Tripoli - Fatima Al Saadawy
Migrants rescued in the Mediterranean last week said they had been lucky to dodge increased sea and police patrols along the Western coast of Libya that have dramatically reduced arrivals in Italy since July.
Last month, Reuters reported that an armed group was stopping departures from the city of Sabratha, which had been the main springboard for smuggling for the past two years, although some boats are still getting through.
On Thursday, the Aquarius rescue ship, run by humanitarian groups SOS Mediterranee and Doctors without Borders (MSF), picked up two rubber boats carrying a total of more than 260 migrants who had left from Sabratha.
“If you are unlucky they will catch you ... there’s so many ships in the sea,” Buba from Sierra Leone told Reuters a day after being picked up. He declined to give his last name. “If you are lucky you make it.”
Italy has led the European Union’s strategy to try to bolster the capability of local authorities and especially the Libyan coast guard so that they can shut down the central Mediterranean smuggling route, now the main one to Europe.

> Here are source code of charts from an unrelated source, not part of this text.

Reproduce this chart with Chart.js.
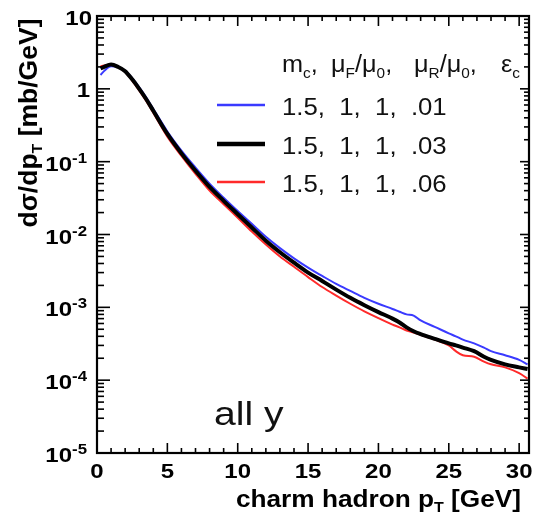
<!DOCTYPE html>
<html lang="en">
<head>
<meta charset="UTF-8">
<title>Charm hadron pT</title>
<script src="https://cdn.jsdelivr.net/npm/chart.js"></script>
<style>
  body { margin: 0; background: #fff; }
  #wrap { width: 537px; height: 518px; position: relative; }
</style>
</head>
<body>
<div id="wrap"><canvas id="graphique"></canvas></div>
<script>
// pT grid [GeV] and dsigma/dpT [mb/GeV]
const pt = [0.25, 0.5, 1, 1.5, 2, 2.5, 3, 3.5, 4, 5, 6, 7, 8, 9, 10, 11, 12, 13, 14, 15,
            16, 17, 18, 19, 20, 21, 21.5, 22, 22.5, 23, 24, 25, 25.5, 26, 26.8, 27.5, 28, 29, 30, 30.6];
const eps01 = [1.55, 1.75, 2.05, 2.0, 1.78, 1.4, 1.05, 0.76, 0.53, 0.26, 0.142, 0.083, 0.050, 0.032, 0.021, 0.014, 0.0093, 0.0065, 0.0047, 0.0035,
               0.0027, 0.0021, 0.00168, 0.00135, 0.00112, 0.00095, 0.00087, 0.00080, 0.00077, 0.00066, 0.00054, 0.00044, 0.00040, 0.00036, 0.00032, 0.00028, 0.00025, 0.00022, 0.00019, 0.000165];
const eps03 = [1.9, 2.0, 2.15, 2.0, 1.75, 1.35, 1.0, 0.72, 0.5, 0.24, 0.13, 0.075, 0.045, 0.029, 0.019, 0.0125, 0.0082, 0.0057, 0.0041, 0.0030,
               0.0023, 0.00175, 0.00135, 0.00107, 0.00086, 0.00070, 0.00062, 0.00053, 0.00047, 0.00043, 0.00037, 0.00032, 0.00030, 0.00028, 0.00025, 0.00021, 0.00019, 0.000165, 0.00015, 0.000142];
const eps06 = [2.05, 2.1, 2.15, 1.98, 1.7, 1.3, 0.95, 0.68, 0.47, 0.22, 0.12, 0.068, 0.040, 0.026, 0.017, 0.011, 0.0073, 0.0050, 0.0036, 0.0026,
               0.0019, 0.00145, 0.00112, 0.00088, 0.00071, 0.00058, 0.00053, 0.00048, 0.00045, 0.00042, 0.00036, 0.00030, 0.00025, 0.00022, 0.00021, 0.00018, 0.000165, 0.00015, 0.000125, 0.000105];

const legendLabels = ['1.5,  1,  1,  .01', '1.5,  1,  1,  .03', '1.5,  1,  1,  .06'];
const xTicks = [0, 5, 10, 15, 20, 25, 30];
const yExponents = [1, 0, -1, -2, -3, -4, -5];

const FONT = '"Liberation Sans", Arial, sans-serif';

// draws pieces of text [str, size, weight, dy] one after the other
function texte(ctx, parts, x, y, align, sx, angle) {
  let w = 0;
  parts.forEach(p => { ctx.font = `${p[2]} ${p[1]}px ${FONT}`; w += ctx.measureText(p[0]).width; });
  ctx.save();
  ctx.translate(x, y);
  if (angle) ctx.rotate(angle);
  ctx.scale(sx, 1);
  let cx = align === 'right' ? -w : align === 'center' ? -w / 2 : 0;
  ctx.textAlign = 'left';
  ctx.textBaseline = 'alphabetic';
  parts.forEach(p => {
    ctx.font = `${p[2]} ${p[1]}px ${FONT}`;
    ctx.fillText(p[0], cx, p[3]);
    cx += ctx.measureText(p[0]).width;
  });
  ctx.restore();
}

const cadre = {
  id: 'cadre',
  afterDraw(chart) {
    const { ctx, chartArea: a, scales: { x, y } } = chart;
    ctx.save();
    ctx.strokeStyle = '#000';
    ctx.fillStyle = '#000';

    const seg = (x1, y1, x2, y2) => { ctx.beginPath(); ctx.moveTo(x1, y1); ctx.lineTo(x2, y2); ctx.stroke(); };

    // ticks pointing inward
    ctx.lineWidth = 1.6;
    for (let v = 0; v <= 30; v++) {
      const px = x.getPixelForValue(v);
      const big = v % 5 === 0;
      seg(px, a.bottom, px, a.bottom - (big ? 10 : 5));
      seg(px, a.top, px, a.top + (big ? 10 : 5));
    }
    yExponents.forEach(e => {
      for (let m = 1; m <= 9; m++) {
        const v = m * Math.pow(10, e);
        if (v > 10) break;
        const py = y.getPixelForValue(v);
        seg(a.left, py, a.left + (m === 1 ? 13 : 7), py);
        seg(a.right, py, a.right - (m === 1 ? 9 : 5), py);
      }
    });

    // frame
    ctx.lineWidth = 2.2;
    ctx.strokeRect(a.left, a.top, a.right - a.left, a.bottom - a.top);

    // tick labels
    xTicks.forEach(v => {
      texte(ctx, [[String(v), 20, 'bold', 0]], x.getPixelForValue(v), 478, 'center', 1.2);
    });
    yExponents.forEach(e => {
      const py = y.getPixelForValue(Math.pow(10, e));
      if (e === 1) texte(ctx, [['10', 20, 'bold', 0]], 92, py + 9, 'right', 1.2);
      else if (e === 0) texte(ctx, [['1', 20, 'bold', 0]], 90, py + 8, 'right', 1.2);
      else texte(ctx, [['10', 20, 'bold', 0], [String(e), 14, 'bold', -8]], 87, py + 9, 'right', 1.2);
    });

    // axis titles
    texte(ctx, [['charm hadron p', 23, 'bold', 0], ['T', 14, 'bold', 5], [' [GeV]', 23, 'bold', 0]], 521, 507, 'right', 1.14);
    texte(ctx, [['d\u03c3/dp', 25, 'bold', 0], ['T', 15, 'bold', 5], [' [mb/GeV]', 25, 'bold', 0]], 37, 123, 'center', 1.06, -Math.PI / 2);

    // legend header, one block per parameter
    ctx.fillStyle = '#111';
    const sub = 14, dd = 6;
    texte(ctx, [['m', 23, 'normal', 0], ['c', sub, 'normal', dd], [',', 23, 'normal', 0]], 282, 72, 'left', 1.1);
    texte(ctx, [['\u03bc', 23, 'normal', 0], ['F', sub, 'normal', dd], ['/\u03bc', 23, 'normal', 0], ['0', sub, 'normal', dd], [',', 23, 'normal', 0]], 331, 72, 'left', 1.1);
    texte(ctx, [['\u03bc', 23, 'normal', 0], ['R', sub, 'normal', dd], ['/\u03bc', 23, 'normal', 0], ['0', sub, 'normal', dd], [',', 23, 'normal', 0]], 414, 72, 'left', 1.1);
    texte(ctx, [['\u03b5', 23, 'normal', 0], ['c', sub, 'normal', dd]], 501, 72, 'left', 1.1);

    const rows = [105, 144, 182];
    chart.data.datasets.forEach((ds, k) => {
      ctx.strokeStyle = ds.borderColor;
      ctx.lineWidth = ds.borderWidth + 0.5;
      seg(217, rows[k], 265, rows[k]);
      ctx.fillStyle = '#111';
      texte(ctx, [[ds.label, 23, 'normal', 0]], 282, rows[k] + 10, 'left', 1.12);
    });

    texte(ctx, [['all y', 34, 'normal', 0]], 214, 425, 'left', 1.15);
    ctx.restore();
  }
};

const serie = vals => pt.map((p, i) => ({ x: p, y: vals[i] }));

new Chart(document.getElementById('graphique'), {
  type: 'line',
  data: {
    datasets: [
      { label: legendLabels[0], data: serie(eps01), borderColor: '#3a3aff', borderWidth: 2, order: 1 },
      { label: legendLabels[1], data: serie(eps03), borderColor: '#000000', borderWidth: 4, order: 0 },
      { label: legendLabels[2], data: serie(eps06), borderColor: '#ff2a2a', borderWidth: 2, order: 2 }
    ]
  },
  options: {
    responsive: true,
    maintainAspectRatio: false,
    animation: false,
    layout: { padding: { left: 97, top: 16, right: 8, bottom: 65 } },
    elements: { point: { radius: 0 }, line: { cubicInterpolationMode: 'monotone', fill: false } },
    plugins: { legend: { display: false }, tooltip: { enabled: false } },
    scales: {
      x: { type: 'linear', min: 0, max: 30.7, display: false },
      y: { type: 'logarithmic', min: 1e-5, max: 10, display: false }
    }
  },
  plugins: [cadre]
});
</script>
</body>
</html>
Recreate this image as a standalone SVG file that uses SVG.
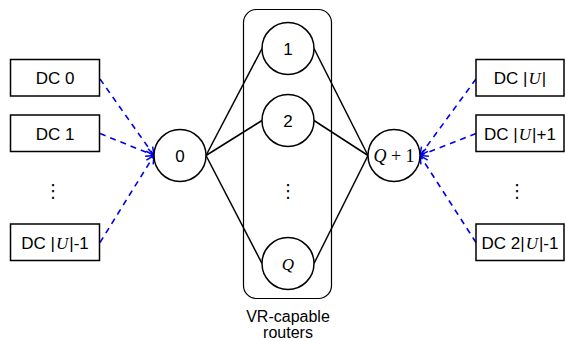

Arrivals in Italy of rescued migrants fell 50 percent in July from a year earlier, and declined more than 80 percent in August -- two months that had been peak periods during the previous three years. Overall, there have been more than 100,000 arrivals in Italy this year, a decline of more than 20 percent compared to 2016, official data show.
“In the Libyan waters, at Sabratha, there are plenty of police,” said Umaru, another migrant from Sierra Leone. Using a slang word for police to describe the forces stopping the boats, Umaru said: “When the karabouche (police) come they will take you to the jail. When they take you to the jail they will ask you to send money to let them free you.”
The Italy-EU strategy has been strongly criticized by charity groups, including MSF, because migrants returned to Libya by the coast guard are detained arbitrarily in filthy centers with no healthcare, little food and abusive jailers. Often they must pay a ransom for their freedom.
Noor Cornelissen, the humanitarian affairs officer on the Aquarius, said it was common to hear stories from migrants who have been repeatedly returned to Libya. “We talked to people who this has happened to, maybe two, three or even four times,” she said. “They find themselves in Libya, in captivity ... they have to pay ransom to get out,” she said. “They tell us that at that point it’s just being bought and sold, bought and sold ... whether they are being held by officials or by informal groups or even by private individuals.”